How much tax will I pay on my salary in India?

The amount of tax you pay on your salary in India depends on your annual income and the tax regime you choose. Under India's progressive tax system, the tax rate increases as the taxable income increases, with tax slabs ranging from 5% to 30%.

How is income tax deducted from salary in India?

Income tax is deducted from salary in India by the employer through the process called Tax Deducted at Source (TDS). The employer calculates the tax liability based on your salary, applicable deductions, and exemptions, then deducts the tax amount from your monthly salary and deposits it with the government.

How much tax will I pay if my salary is Rs. 12 lakh?

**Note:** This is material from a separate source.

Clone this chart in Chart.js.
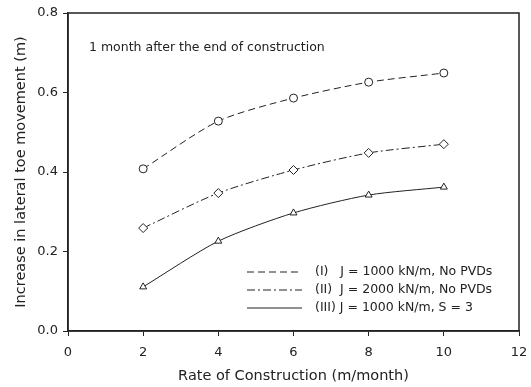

For a salary of Rs. 12 lakh, under the new tax regime for FY 2023-24, without considering deductions or exemptions, the tax calculation would be as follows:

  1. Rs. 2.5 lakh is exempt.
  2. Next Rs. 2.5 lakh @ 5% = Rs. 12,500.
  3. Next Rs. 5 lakh @ 10% = Rs. 50,000.
  4. Remaining Rs. 2 lakh @ 15% = Rs. 30,000. Total tax = Rs. 92,500 plus applicable cess. Under the old regime, deductions can reduce the taxable income, potentially lowering the tax liability.